DETROIT -

A hard working family man who was celebrating what was supposed to be a momentous occasion suddenly became another victim of brutal gun violence.

In an instant, life and how he sees it, changed for forever.

Local 4’s Sandra Ali sat down with Sean Kelley for his story.

“Some mornings I wake up and, oh, it’s so rough. I tell my wife, ‘I don’t like this. It will be so black,” Kelley said.

On Jan. 12 of this year, Kelley and a friend were walking to their car in a strip mall parking lot on Joy Road near Evergreen.

Out of the corner of his eye, he saw someone approaching.

“This guy just came out of nowhere,” Kelley said.

It was a gunman with a .45 caliber pistol.

“I could just see the evil in his face,” Kelley said.

Then, the gunshots came.

“It was like thunder, like an eruption,” Kelley said.

He was shot in the head at point blank range.

“The bullet went in from my right side and exited on the left side. It was a clean exit,” Kelley said. “I thought one of my teeth had fallen out, something was rattling inside my mouth. When I spit it in my hand, it was a bullet.”

Kelley said that was the last memory he had before everything went dark.

He woke up in the hospital to some grave news.

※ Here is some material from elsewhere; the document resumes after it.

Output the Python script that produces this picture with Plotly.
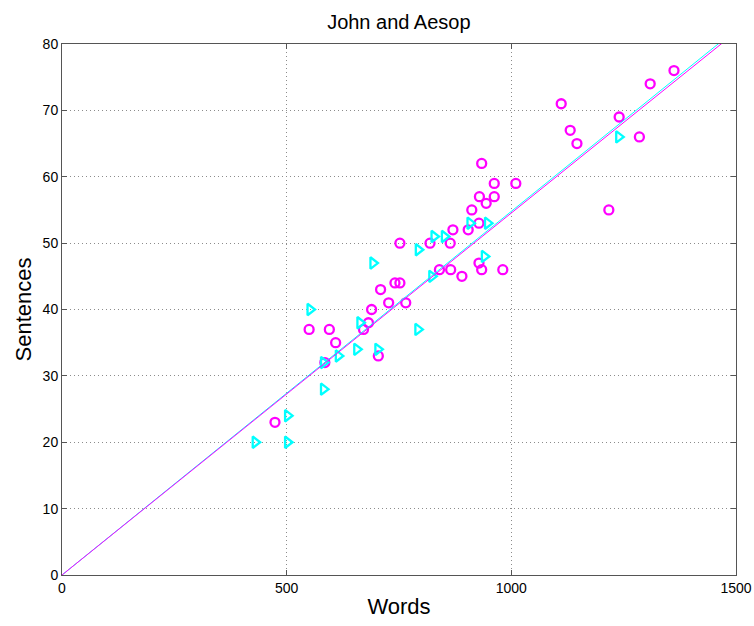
import plotly.graph_objects as go

# John (magenta circles)
john_words = [474, 585, 550, 595, 609, 671, 682, 689, 704, 709, 727, 741, 765, 752, 752,
              819, 840, 864, 865, 870, 890, 904, 912, 928, 928, 929, 934, 934, 944, 962,
              962, 981, 1010, 1111, 1131, 1146, 1217, 1240, 1285, 1309, 1362]
john_sent = [23, 32, 37, 37, 35, 37, 38, 40, 33, 43, 41, 44, 41, 50, 44,
             50, 46, 50, 46, 52, 45, 52, 55, 53, 47, 57, 62, 46, 56, 59,
             57, 46, 59, 71, 67, 65, 55, 69, 66, 74, 76]

# Aesop (cyan right triangles)
aesop_words = [430, 502, 502, 552, 582, 582, 615, 656, 663, 692, 703, 792, 793, 823,
               828, 851, 908, 940, 947, 1239]
aesop_sent = [20, 20, 24, 40, 28, 32, 33, 34, 38, 47, 34, 37, 49, 45,
              51, 51, 53, 48, 53, 66]

# Fitted slopes (sentences per word), lines through origin
john_slope = 0.05454
aesop_slope = 0.05479
line_x = [0, 1500]

x_ticks = [0, 500, 1000, 1500]
y_ticks = [0, 10, 20, 30, 40, 50, 60, 70, 80]

FONT = "Liberation Sans, Arial"

fig = go.Figure()
fig.add_trace(go.Scatter(
    x=john_words, y=john_sent, mode="markers",
    marker=dict(symbol="circle-open", size=9, color="#ff00ff", line=dict(width=2.3, color="#ff00ff")),
    showlegend=False, cliponaxis=False))
fig.add_trace(go.Scatter(
    x=aesop_words, y=aesop_sent, mode="markers",
    marker=dict(symbol="triangle-right-open", size=10, color="#00ffff", line=dict(width=2.3, color="#00ffff")),
    showlegend=False, cliponaxis=False))
fig.add_trace(go.Scatter(
    x=line_x, y=[aesop_slope * v for v in line_x], mode="lines",
    line=dict(color="#00ffff", width=1), showlegend=False))
fig.add_trace(go.Scatter(
    x=line_x, y=[john_slope * v for v in line_x], mode="lines",
    line=dict(color="#ff00ff", width=1), showlegend=False))

axis_common = dict(
    showgrid=True, gridcolor="#8c8c8c", griddash="1px,3px", gridwidth=1,
    showline=True, linecolor="#555555", linewidth=1, mirror="ticks",
    ticks="inside", ticklen=5, tickcolor="#555555",
    zeroline=False, automargin=False,
    tickfont=dict(family=FONT, size=14, color="black"),
)

fig.update_layout(
    width=754, height=626,
    margin=dict(l=62, r=18, t=44, b=51),
    paper_bgcolor="white", plot_bgcolor="white",
    title=dict(text="John and Aesop", x=0.529, xanchor="center", y=0.965, yanchor="middle",
               automargin=False,
               font=dict(family=FONT, size=20, color="black")),
    xaxis=dict(range=[0, 1500], tickvals=x_ticks,
               title=dict(text="Words", font=dict(family=FONT, size=22, color="black"), standoff=3),
               **axis_common),
    yaxis=dict(range=[0, 80], tickvals=y_ticks,
               title=dict(text="Sentences", font=dict(family=FONT, size=22, color="black"), standoff=4),
               **axis_common),
)

# Remove the default page margin so the figure fills the window exactly.
fig.write_html("out.html",
               config={"displayModeBar": False},
               post_script="document.body.style.margin='0';document.body.style.overflow='hidden';")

“Initially, when I got to Sinai-Grace, they told me I would never be able to see out of either eye,” Kelley said.

He was completely blind.

“I can’t even see the sun, the stars or the daylight,” Kelley said. “My most prized possession, my wife and son, I can’t even see anymore.”

Kelley’s wife, Larhonda, had just given birth to their son.

Kelley said he’s grateful he can still touch and hold his son, even if he can’t see what he looks like.

“It’s just so disturbing to me that right now the only thing I have is a vague memory of him,” the father said.

Kelley and his family are struggling to adjust to his new life.

Doctors have told him they might one day be able to restore some sight to his left eye.

But until then, Kelley said he’s focused on bringing attention to the growing epidemic of gun violence and catching the gunman who targeted him.

Kelley said he’s been told by detectives on his case that more than 60 percent of shooting cases like his go unsolved.

Kelley has not been able to work, and his family is in need of help.

Anyone willing to donate can do so at any Flagstar Bank under the “The Sean Kelley Support Team - #111012689.”